= Task =
Leave out the pictures, and return only the lines running from the one that contains "Convert this chart to Chart.js code." to the one that contains "const textColor = '#595959';", both included, exactly as they appear.

= Provided data =
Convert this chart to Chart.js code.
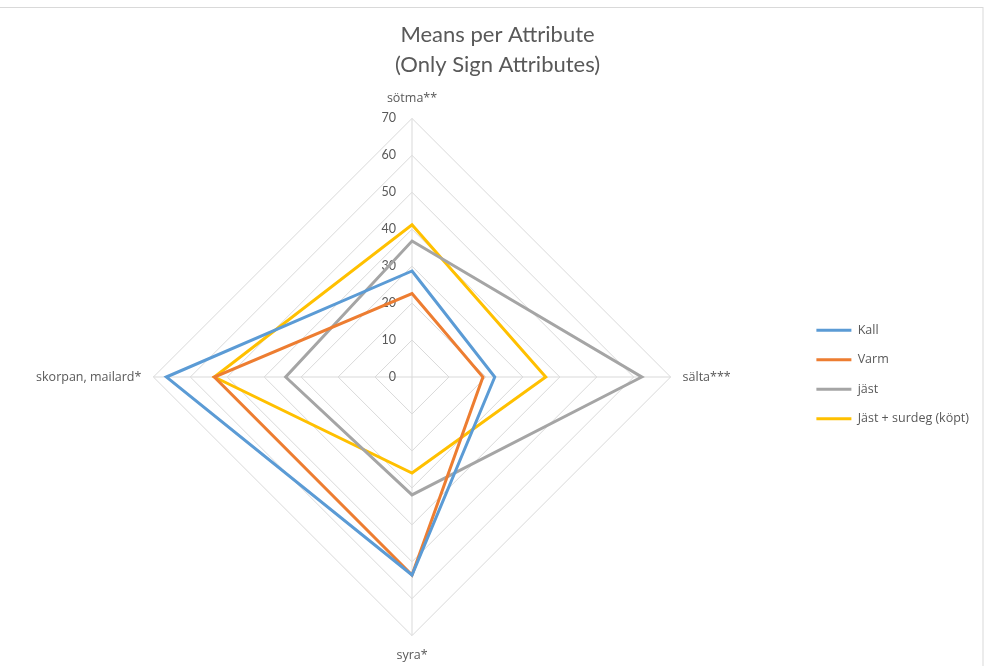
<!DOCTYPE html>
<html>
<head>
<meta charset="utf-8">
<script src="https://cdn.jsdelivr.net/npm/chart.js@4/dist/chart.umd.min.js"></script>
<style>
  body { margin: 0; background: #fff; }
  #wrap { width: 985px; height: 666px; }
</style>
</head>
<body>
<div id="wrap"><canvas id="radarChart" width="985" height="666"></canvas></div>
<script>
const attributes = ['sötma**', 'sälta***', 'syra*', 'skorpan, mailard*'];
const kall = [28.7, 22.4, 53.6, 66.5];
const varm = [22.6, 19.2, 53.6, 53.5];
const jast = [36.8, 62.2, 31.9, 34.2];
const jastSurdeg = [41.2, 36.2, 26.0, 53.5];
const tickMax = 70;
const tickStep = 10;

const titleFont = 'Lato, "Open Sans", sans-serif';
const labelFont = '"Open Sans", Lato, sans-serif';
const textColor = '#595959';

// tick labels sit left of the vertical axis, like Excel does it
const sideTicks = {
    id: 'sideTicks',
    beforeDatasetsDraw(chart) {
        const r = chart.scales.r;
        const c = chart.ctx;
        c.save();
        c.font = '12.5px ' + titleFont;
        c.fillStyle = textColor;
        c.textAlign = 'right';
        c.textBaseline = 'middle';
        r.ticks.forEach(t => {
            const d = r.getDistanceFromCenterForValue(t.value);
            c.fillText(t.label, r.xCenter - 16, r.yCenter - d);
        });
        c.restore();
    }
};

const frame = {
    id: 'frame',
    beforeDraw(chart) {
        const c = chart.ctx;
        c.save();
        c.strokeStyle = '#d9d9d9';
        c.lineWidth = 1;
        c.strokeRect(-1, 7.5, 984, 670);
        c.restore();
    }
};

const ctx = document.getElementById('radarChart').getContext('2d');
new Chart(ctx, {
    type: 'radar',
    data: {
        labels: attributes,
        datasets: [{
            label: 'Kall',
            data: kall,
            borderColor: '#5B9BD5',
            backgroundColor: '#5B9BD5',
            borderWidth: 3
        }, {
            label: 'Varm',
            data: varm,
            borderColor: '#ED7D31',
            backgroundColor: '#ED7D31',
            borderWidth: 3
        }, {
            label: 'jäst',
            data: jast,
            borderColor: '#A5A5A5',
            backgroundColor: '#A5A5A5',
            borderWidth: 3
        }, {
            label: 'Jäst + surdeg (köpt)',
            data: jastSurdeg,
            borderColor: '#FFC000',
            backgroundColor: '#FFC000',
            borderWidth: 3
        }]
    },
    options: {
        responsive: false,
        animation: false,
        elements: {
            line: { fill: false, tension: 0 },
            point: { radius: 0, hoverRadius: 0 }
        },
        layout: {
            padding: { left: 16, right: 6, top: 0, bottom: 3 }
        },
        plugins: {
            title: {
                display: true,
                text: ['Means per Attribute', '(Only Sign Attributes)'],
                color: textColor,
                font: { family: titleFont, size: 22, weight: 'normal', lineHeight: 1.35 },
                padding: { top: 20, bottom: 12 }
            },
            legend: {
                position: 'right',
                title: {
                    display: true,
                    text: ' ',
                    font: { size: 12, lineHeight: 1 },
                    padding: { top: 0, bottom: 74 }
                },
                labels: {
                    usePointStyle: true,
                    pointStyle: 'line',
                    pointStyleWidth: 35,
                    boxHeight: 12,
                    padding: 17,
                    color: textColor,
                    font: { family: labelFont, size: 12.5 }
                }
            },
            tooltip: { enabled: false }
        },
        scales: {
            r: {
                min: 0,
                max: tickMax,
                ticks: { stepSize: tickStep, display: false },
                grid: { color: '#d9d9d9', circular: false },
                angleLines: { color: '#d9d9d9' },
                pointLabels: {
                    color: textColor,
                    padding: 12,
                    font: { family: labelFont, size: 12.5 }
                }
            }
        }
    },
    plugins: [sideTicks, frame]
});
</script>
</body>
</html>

---

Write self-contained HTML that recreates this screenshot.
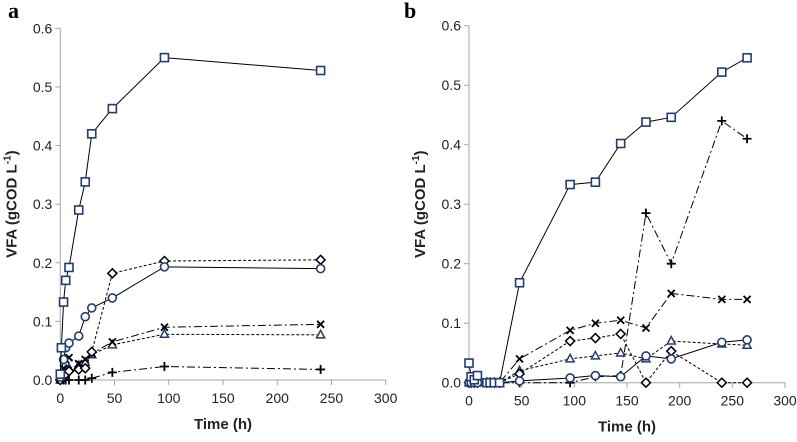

= Result of the exercise =
Convert this chart to Chart.js code.
<!DOCTYPE html>
<html>
<head>
<meta charset="utf-8">
<script src="https://cdn.jsdelivr.net/npm/chart.js@4/dist/chart.umd.min.js"></script>
<style>
  body { margin: 0; background: #fff; }
  #wrap { width: 985px; height: 666px; }
</style>
</head>
<body>
<div id="wrap"><canvas id="radarChart" width="985" height="666"></canvas></div>
<script>
const attributes = ['sötma**', 'sälta***', 'syra*', 'skorpan, mailard*'];
const kall = [28.7, 22.4, 53.6, 66.5];
const varm = [22.6, 19.2, 53.6, 53.5];
const jast = [36.8, 62.2, 31.9, 34.2];
const jastSurdeg = [41.2, 36.2, 26.0, 53.5];
const tickMax = 70;
const tickStep = 10;

const titleFont = 'Lato, "Open Sans", sans-serif';
const labelFont = '"Open Sans", Lato, sans-serif';
const textColor = '#595959';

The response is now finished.